If you continue along this scale, and you look at things like The Fantastic Beasts franchise, and a lot of the transmedia platforms and extensions around Harry Potter now, they’re very physical, actually. So there’s been a big push towards things like studio tours in London, or theme park attractions. There’s been a move away from more web-based exercises like Pottermore. And instead, of course, things like The Cursed Child, a Broadway– a theatre show, of course, very, very physical. And all of this is transmedia, of course. Each one has a function in terms of extending the story. There’s something very specific, I think, about what theatre can do as a platform, or what a studio tour can do as a platform.
But I do think it’s very interesting that, actually, that the physicality of it reflects actually the more– the way that the audiences are growing up. Going to a theatre play, you would associate potentially with an older audience, so it’s a way of catering for that particular kind of audience. And that, I think, has been incredibly successful. So I suppose that the first point there is– is mirroring or matching the themes, and the tone, and the idea, and the aims of the fiction, or the entertainment, or the project of the transmedia, and thinking, actually, which platform is going to engage a particular audience the strongest? If that happens to be digital, maybe a younger audience, that makes sense.
If it’s an older audience, then I think equally, physical platforms, and maybe a combination of the two seems to work very, very well based on– based on the case by case specifics. I think the other– the other point– a different point to make in terms of the digital is, I think, particularly kind of in the US and UK, again, thinking quite big transmedia examples, there’s been this really interesting strategy to use very online or digital centric transmedia platforms to actually reinforce old media. So rather than almost naively thinking that actually what’s going on here is a drive away from old media towards new media, so television towards web, for example.
I think actually what a lot of transmedia does is it uses the online, uses the digital, as a way of actually reinforcing and holding onto the value of the old media. So an example– I think there’s a number of examples, things like Doctor Who, The Walking Dead, for example. So if you look at actually what– what constitutes that transmedia package, it’s things like apps, things like story syncs, for example, where audiences– they watch an episode of The Walking Dead, and they kind of– they have post quizzes, and they ask you to put your opinion on whether a character made the right choice, thematically, or morally, for example.
And actually what a lot of these platforms do is they are contingent on you as an audience watching an episode of television live, watching it actually as it’s being broadcast. And the nature of things like these apps, they actually encourage you, or they demand you to actually watch them live. If you go to the outside 24 hours after the– television episode, you can’t engage with the discussion. All of a sudden, it’s died, or you’ve heard spoilers, and all of a sudden, that transmedia extension doesn’t become relevant. So this, I think, taps into kind of discussions around second screening, and people kind of using multiple devices whilst they’re engaging with– particularly, with entertainment.
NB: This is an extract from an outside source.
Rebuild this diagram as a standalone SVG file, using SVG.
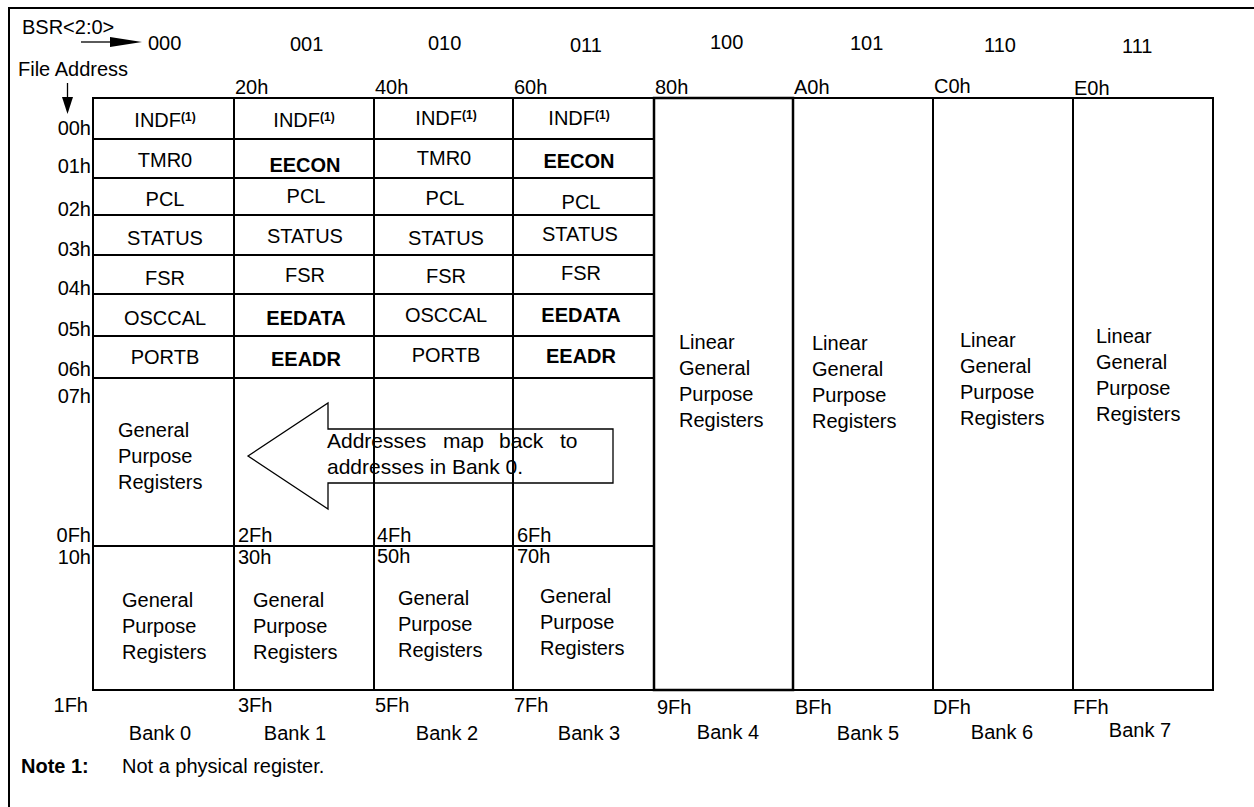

But I just think it’s a very interesting point, that actually, really what a lot of transmedia is doing is not so much encouraging audiences to migrate, or to move from old media to new media, or to completely prioritise the shift towards the digital, which might make sense, you would think, would be logical, by the fact that digital is more interconnect, it’s more transmedial. Actually, I think the strategy seems to be much more around, how can we bring the old media and the new media together? So there actually– there’s a harmony, there’s an equality between these different media.
I think that’s a very useful way of thinking about transmedia, because old media continues to have real relevance as a platform in terms of what television can do, what radio can do, what print can do, actually is very specific. And it’s very unique. And a lot of those values can’t actually be carried over into the digital, or if they can, not quite as well. So I think thinking of transmedia as something that holds onto different platforms, whether it’s old, whether it’s new, whether it’s film, whether it’s web, and acknowledging that there is a value in equality between using those two things simultaneously.
I think that very much seems to be a driving strategy of actually what a lot of big transmedia companies and corporations are doing in terms of holding onto their audiences right now.